■ INFORMATION SHOWN:
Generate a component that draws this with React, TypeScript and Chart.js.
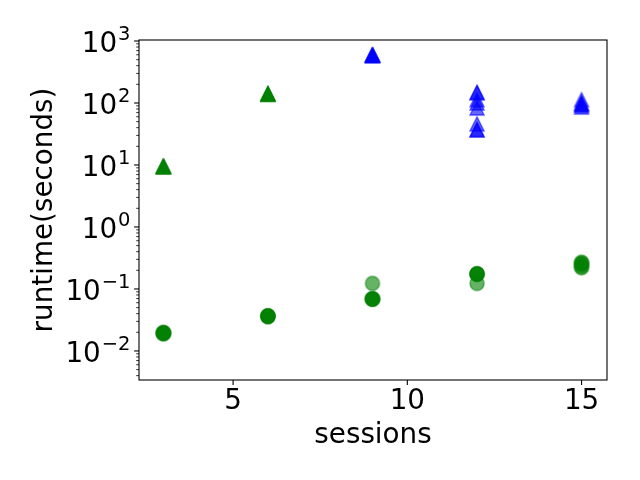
import React, { useEffect, useRef } from "react";
import { Chart, registerables } from "chart.js";

Chart.register(...registerables);

// ---- data ----
const greenTriangleSessions = [3, 3, 3, 3, 3, 6, 6, 6, 6, 6];
const greenTriangleRuntime = [9.3, 9.5, 9.6, 9.4, 9.5, 138, 140, 142, 139, 141];

const blueTriangleSessions = [9, 9, 9, 9, 9, 12, 12, 12, 12, 12, 12, 12, 12, 15, 15, 15, 15, 15];
const blueTriangleRuntime = [580, 590, 600, 585, 595, 150, 145, 113, 100, 83, 46, 37, 37, 113, 100, 94, 94, 86];

const greenCircleSessions = [3, 3, 3, 3, 3, 6, 6, 6, 6, 6, 9, 9, 9, 9, 9, 12, 12, 12, 12, 12, 15, 15, 15, 15, 15];
const greenCircleRuntime = [
  0.019, 0.0195, 0.02, 0.0195, 0.019,
  0.036, 0.0365, 0.037, 0.036, 0.0365,
  0.123, 0.069, 0.069, 0.07, 0.068,
  0.174, 0.172, 0.176, 0.123, 0.175,
  0.27, 0.25, 0.23, 0.22, 0.26,
];

const xTicks = [5, 10, 15];
const yExponents = [-2, -1, 0, 1, 2, 3];
const xLabel = "sessions";
const yLabel = "runtime(seconds)";

const FONT = '"DejaVu Sans", sans-serif';

function pairs(xs: number[], ys: number[]) {
  return xs.map((x, i) => ({ x, y: ys[i] }));
}

function makeMarker(shape: "triangle" | "circle", color: string) {
  const c = document.createElement("canvas");
  c.width = 20;
  c.height = 20;
  const g = c.getContext("2d")!;
  g.fillStyle = color;
  g.strokeStyle = color;
  g.lineWidth = 1.4;
  g.beginPath();
  if (shape === "triangle") {
    g.moveTo(10, 3);
    g.lineTo(3, 17);
    g.lineTo(17, 17);
    g.closePath();
  } else {
    g.arc(10, 10, 7, 0, Math.PI * 2);
  }
  g.fill();
  g.stroke();
  return c;
}

const supMap: Record<string, string> = { "-": "\u2212" };

const mplAxes = {
  id: "mplAxes",
  afterDraw(chart: any) {
    const { ctx, chartArea: a, scales } = chart;
    const xs = scales.x;
    const ys = scales.y;
    ctx.save();
    ctx.strokeStyle = "#000";
    ctx.fillStyle = "#000";
    // x ticks
    ctx.lineWidth = 1.1;
    for (const v of xTicks) {
      const px = xs.getPixelForValue(v);
      ctx.beginPath();
      ctx.moveTo(px, a.bottom);
      ctx.lineTo(px, a.bottom + 4.9);
      ctx.stroke();
    }
    // y ticks
    const lo = Math.floor(Math.log10(ys.min));
    const hi = Math.ceil(Math.log10(ys.max));
    for (let e = lo; e <= hi; e++) {
      for (let m = 1; m <= 9; m++) {
        const v = m * Math.pow(10, e);
        if (v < ys.min || v > ys.max) continue;
        const py = ys.getPixelForValue(v);
        const len = m === 1 ? 4.9 : 2.8;
        ctx.lineWidth = m === 1 ? 1.1 : 0.8;
        ctx.beginPath();
        ctx.moveTo(a.left - len, py);
        ctx.lineTo(a.left, py);
        ctx.stroke();
      }
    }
    // box
    ctx.lineWidth = 1.1;
    ctx.strokeRect(a.left, a.top, a.right - a.left, a.bottom - a.top);
    // y tick labels (10^n)
    ctx.textBaseline = "alphabetic";
    ctx.textAlign = "left";
    for (const e of yExponents) {
      const py = ys.getPixelForValue(Math.pow(10, e));
      const base = "10";
      const exp = String(e).split("").map((ch) => supMap[ch] || ch).join("");
      ctx.font = `27.8px ${FONT}`;
      const wb = ctx.measureText(base).width;
      ctx.font = `19.5px ${FONT}`;
      const we = ctx.measureText(exp).width;
      const right = a.left - 9.5;
      const x0 = right - wb - we;
      ctx.font = `27.8px ${FONT}`;
      ctx.fillText(base, x0, py + 10.6);
      ctx.font = `19.5px ${FONT}`;
      ctx.fillText(exp, x0 + wb + 1, py - 1);
    }
    ctx.restore();
  },
};

export default function App() {
  const ref = useRef<HTMLCanvasElement | null>(null);
  useEffect(() => {
    if (!ref.current) return;
    const greenTri = makeMarker("triangle", "rgba(0,128,0,0.6)");
    const blueTri = makeMarker("triangle", "rgba(0,0,255,0.6)");
    const greenCirc = makeMarker("circle", "rgba(0,128,0,0.6)");
    const chart = new Chart(ref.current, {
      type: "scatter",
      data: {
        datasets: [
          {
            label: "green triangles",
            data: pairs(greenTriangleSessions, greenTriangleRuntime),
            pointStyle: greenTri as any,
            pointRadius: 7,
          },
          {
            label: "blue triangles",
            data: pairs(blueTriangleSessions, blueTriangleRuntime),
            pointStyle: blueTri as any,
            pointRadius: 7,
          },
          {
            label: "green circles",
            data: pairs(greenCircleSessions, greenCircleRuntime),
            pointStyle: greenCirc as any,
            pointRadius: 7,
          },
        ],
      },
      options: {
        responsive: false,
        animation: false,
        events: [],
        layout: { padding: { left: 0, top: 40, right: 33, bottom: 0 } },
        plugins: { legend: { display: false }, tooltip: { enabled: false } },
        scales: {
          x: {
            type: "linear",
            min: 2.3,
            max: 15.73,
            grid: { display: false, drawTicks: false },
            border: { display: false },
            afterBuildTicks: (s: any) => {
              s.ticks = xTicks.map((v) => ({ value: v }));
            },
            afterFit: (s: any) => {
              s.height = 100;
            },
            ticks: {
              color: "#000",
              font: { family: FONT, size: 27.8 },
              padding: 5,
              maxRotation: 0,
              callback: (v: any) => String(v),
            },
            title: {
              display: true,
              text: xLabel,
              color: "#000",
              font: { family: FONT, size: 27.8 },
              padding: { top: 28, bottom: 28 },
            },
          },
          y: {
            type: "logarithmic",
            min: 0.0034,
            max: 1038,
            grid: { display: false, drawTicks: false },
            border: { display: false },
            afterFit: (s: any) => {
              s.width = 139;
            },
            ticks: { display: false },
            title: {
              display: true,
              text: yLabel,
              color: "#000",
              font: { family: FONT, size: 27.8 },
              padding: { top: 28, bottom: 28 },
            },
          },
        },
      },
      plugins: [mplAxes],
    });
    return () => chart.destroy();
  }, []);
  return (
    <canvas
      ref={ref}
      width={640}
      height={480}
      style={{ position: "absolute", left: 0, top: 0, width: 640, height: 480 }}
    />
  );
}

■ YOUR OBJECTIVE:
Only the number is wanted: how many lines in the data include the word "React"?

■ OUTPUT FOR THIS TASK:
2